Read the entries below and pull out each line with the string "this".

_Supplied data_
**********
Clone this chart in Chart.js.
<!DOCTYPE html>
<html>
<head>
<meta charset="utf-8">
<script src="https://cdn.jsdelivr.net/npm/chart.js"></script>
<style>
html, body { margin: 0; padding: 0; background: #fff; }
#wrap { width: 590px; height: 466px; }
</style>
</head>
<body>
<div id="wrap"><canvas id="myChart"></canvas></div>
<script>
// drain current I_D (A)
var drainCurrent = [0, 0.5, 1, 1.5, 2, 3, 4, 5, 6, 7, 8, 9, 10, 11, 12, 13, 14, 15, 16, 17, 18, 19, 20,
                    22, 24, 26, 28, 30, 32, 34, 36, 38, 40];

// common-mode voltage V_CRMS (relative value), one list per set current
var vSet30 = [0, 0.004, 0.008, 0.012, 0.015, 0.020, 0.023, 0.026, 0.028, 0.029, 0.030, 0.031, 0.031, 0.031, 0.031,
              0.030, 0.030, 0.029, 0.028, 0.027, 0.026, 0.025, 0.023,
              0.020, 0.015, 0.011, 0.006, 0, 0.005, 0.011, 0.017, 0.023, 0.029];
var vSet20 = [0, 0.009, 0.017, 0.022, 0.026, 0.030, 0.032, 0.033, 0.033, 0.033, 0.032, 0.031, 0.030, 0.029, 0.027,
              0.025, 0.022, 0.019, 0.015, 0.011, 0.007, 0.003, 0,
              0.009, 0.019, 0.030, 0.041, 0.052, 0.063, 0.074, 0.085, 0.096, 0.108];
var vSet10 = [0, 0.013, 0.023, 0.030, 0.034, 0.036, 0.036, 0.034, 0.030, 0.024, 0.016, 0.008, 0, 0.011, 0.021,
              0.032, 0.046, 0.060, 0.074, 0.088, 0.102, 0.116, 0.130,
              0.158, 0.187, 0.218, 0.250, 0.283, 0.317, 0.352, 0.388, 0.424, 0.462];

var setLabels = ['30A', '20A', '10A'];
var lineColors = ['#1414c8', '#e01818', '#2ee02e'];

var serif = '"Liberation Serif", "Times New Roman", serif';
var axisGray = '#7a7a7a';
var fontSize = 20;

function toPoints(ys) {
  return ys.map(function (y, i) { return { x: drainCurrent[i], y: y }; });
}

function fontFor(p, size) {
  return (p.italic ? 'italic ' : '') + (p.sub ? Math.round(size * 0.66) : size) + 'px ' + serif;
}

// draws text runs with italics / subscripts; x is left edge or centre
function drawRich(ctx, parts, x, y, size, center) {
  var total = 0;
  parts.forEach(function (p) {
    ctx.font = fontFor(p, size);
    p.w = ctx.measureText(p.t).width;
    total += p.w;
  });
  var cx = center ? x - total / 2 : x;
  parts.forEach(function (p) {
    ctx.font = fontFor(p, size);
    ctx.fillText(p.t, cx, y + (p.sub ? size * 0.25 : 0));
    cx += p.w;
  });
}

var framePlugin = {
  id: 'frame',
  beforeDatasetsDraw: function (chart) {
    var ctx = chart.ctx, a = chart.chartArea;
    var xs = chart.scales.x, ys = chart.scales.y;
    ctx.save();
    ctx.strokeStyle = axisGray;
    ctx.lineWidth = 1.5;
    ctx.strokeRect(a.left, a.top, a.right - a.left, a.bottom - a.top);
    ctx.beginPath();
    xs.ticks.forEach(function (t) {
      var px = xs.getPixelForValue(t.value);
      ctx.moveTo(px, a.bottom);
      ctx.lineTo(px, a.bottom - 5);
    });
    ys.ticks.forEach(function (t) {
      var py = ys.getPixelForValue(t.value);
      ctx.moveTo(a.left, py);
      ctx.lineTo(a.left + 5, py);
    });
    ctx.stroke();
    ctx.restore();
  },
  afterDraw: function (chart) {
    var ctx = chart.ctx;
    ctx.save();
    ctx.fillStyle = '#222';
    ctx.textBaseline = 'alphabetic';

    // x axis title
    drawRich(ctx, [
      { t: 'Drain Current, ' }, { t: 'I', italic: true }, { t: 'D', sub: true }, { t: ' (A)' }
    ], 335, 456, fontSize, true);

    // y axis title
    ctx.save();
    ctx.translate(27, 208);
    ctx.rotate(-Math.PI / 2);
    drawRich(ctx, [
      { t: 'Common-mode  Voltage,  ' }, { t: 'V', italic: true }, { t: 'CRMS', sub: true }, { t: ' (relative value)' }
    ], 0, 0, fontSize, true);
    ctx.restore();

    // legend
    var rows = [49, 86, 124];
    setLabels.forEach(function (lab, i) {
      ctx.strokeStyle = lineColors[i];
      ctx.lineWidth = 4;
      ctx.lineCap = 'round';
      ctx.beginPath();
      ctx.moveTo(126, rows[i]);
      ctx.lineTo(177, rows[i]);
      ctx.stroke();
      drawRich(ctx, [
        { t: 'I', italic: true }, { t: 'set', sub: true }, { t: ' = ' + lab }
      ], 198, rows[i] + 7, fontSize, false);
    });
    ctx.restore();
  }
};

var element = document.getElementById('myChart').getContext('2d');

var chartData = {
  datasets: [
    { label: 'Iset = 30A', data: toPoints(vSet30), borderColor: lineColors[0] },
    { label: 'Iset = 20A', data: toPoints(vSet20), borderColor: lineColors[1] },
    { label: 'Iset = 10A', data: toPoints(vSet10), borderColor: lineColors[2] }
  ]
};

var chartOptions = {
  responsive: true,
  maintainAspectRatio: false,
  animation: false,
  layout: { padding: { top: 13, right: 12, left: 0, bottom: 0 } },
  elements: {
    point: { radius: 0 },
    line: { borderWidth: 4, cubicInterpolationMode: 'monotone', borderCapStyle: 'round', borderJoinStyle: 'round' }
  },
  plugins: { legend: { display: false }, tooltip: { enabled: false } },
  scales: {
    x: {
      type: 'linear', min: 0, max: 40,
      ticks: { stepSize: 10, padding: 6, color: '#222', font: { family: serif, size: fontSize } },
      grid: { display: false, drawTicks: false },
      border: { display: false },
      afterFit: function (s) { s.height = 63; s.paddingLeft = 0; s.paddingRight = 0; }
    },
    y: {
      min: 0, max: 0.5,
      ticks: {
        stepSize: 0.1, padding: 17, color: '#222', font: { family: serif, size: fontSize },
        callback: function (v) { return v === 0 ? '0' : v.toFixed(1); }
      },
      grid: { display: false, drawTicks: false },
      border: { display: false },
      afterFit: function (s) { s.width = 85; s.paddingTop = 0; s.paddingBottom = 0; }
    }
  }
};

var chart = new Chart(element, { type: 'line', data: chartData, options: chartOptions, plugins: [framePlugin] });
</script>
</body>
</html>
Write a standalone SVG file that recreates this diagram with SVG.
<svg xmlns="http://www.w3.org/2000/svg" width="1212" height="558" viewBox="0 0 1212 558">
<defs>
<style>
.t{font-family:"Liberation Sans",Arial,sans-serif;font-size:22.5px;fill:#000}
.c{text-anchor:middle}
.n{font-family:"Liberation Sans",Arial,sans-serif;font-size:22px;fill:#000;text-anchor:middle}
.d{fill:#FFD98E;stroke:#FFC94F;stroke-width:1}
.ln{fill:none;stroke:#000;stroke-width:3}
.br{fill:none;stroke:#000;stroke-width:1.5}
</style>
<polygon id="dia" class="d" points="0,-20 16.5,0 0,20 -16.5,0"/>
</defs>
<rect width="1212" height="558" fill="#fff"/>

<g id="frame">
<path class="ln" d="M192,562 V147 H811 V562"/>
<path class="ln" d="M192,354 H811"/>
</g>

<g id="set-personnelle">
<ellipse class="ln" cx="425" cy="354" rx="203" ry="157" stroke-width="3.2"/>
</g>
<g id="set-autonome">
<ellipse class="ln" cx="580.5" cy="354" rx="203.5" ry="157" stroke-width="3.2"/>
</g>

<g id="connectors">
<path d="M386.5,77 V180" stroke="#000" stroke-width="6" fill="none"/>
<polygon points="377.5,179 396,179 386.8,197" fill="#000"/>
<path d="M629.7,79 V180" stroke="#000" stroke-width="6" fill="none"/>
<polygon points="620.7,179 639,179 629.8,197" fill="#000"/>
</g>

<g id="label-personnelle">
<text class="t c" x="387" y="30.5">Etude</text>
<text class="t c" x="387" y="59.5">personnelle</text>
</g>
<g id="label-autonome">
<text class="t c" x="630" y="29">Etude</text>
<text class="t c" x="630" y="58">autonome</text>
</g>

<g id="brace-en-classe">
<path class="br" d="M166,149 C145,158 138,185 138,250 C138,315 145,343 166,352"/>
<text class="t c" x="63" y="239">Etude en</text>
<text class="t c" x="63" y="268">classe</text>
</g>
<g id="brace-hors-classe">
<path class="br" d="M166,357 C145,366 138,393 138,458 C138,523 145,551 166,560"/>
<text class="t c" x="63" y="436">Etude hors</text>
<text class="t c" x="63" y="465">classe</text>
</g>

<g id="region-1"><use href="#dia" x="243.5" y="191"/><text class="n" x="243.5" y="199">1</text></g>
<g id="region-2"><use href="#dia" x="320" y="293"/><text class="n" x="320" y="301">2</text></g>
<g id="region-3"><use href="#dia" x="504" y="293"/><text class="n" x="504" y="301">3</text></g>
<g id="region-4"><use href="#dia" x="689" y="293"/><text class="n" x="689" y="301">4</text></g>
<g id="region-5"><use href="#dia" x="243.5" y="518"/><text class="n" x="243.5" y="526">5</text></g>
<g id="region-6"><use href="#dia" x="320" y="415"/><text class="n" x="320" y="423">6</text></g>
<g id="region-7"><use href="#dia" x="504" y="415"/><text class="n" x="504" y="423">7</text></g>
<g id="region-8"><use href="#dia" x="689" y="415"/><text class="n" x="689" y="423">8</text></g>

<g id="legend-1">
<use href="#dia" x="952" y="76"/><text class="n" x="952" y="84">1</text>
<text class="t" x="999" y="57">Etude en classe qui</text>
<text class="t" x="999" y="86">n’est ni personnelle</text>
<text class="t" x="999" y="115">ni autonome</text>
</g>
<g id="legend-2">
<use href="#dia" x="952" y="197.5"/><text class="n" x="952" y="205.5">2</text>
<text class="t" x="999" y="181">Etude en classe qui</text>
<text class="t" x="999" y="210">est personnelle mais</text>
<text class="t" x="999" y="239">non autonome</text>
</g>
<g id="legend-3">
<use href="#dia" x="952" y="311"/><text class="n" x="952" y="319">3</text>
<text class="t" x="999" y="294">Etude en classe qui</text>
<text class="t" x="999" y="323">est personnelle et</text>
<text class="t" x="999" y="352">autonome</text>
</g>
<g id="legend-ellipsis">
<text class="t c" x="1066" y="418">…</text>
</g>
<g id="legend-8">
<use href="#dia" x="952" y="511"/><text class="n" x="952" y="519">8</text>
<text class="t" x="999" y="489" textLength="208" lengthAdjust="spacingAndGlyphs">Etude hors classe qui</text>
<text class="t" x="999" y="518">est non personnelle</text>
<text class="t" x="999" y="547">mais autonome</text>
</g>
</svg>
**********
_Expected output_
Clone this chart in Chart.js.
Write a standalone SVG file that recreates this diagram with SVG.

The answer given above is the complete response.